Remarkably, it’s taken Australian property developers to spot the potential of this Albert Street precinct. With its row of Edwardian buildings that back onto the refurbished St Patrick’s Square around the cathedral, the block between Wyndham and Swanson Streets fit the criteria of interesting-with-design potential for Dean Rzechta, who heads Ninety Four Feet with his brother Jonty. Dad Henry, who’s been in property for more than 35 years, is chairman of the company Dean named in honour of his first career in professional basketball (the length of the court is 94 feet).
51 Albert is the group’s first project in New Zealand, and the company is also one of three shortlisted for the long-in-the-planning Lakeview community above Queenstown.
Rzechta, with investment director, New Zealander Paul Burnaby, spotted the opportunity to convert a 1912 auto showroom, built originally for importers Dexter and Crozier, into a hotel topped by residential tower, the fourth hotel development for the company.

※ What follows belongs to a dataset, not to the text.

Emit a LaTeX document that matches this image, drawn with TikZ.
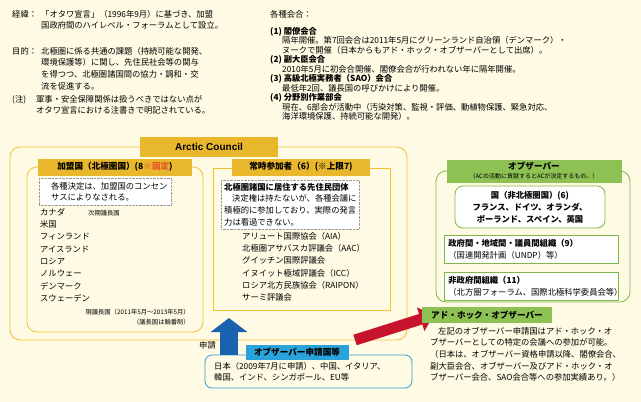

“Dean has been over here researching New Zealand for more than two years,” says Matt George, 94 Feet’s director of sales and marketing. “We see some good things happening here. We see a shortage of hotels and strong [growth] over the next ten years, not just in Auckland but also in Wellington and Christchurch.
“There’s real regeneration going on in the precinct, and we like the heritage.”
George says the company, with its history of converting B grade sites into “amazing landmarks”, used its strong relationship with the international IHG hotel group to launch the first Indigo, in Australasia. The creative and neighbourhood-oriented boutique hotel of 225 rooms slated to open in 2021, is the first of six planned for the brand in the region.
The 41-floor tower sits above the three-storied showroom designed by F Ernest Smith, one of the first full-time architects in Auckland. The back of the showroom, which opens to St Patrick’s Square, gave Australian architects Scott Carver, who’ve worked on earlier projects for Ninety Four Feet, the chance to create a lively street and entrance to both sides of the building. Rzechta’s brief was for a “refreshing and dynamic food and beverage experience that is an integral part of an emerging, vibrant Auckland”.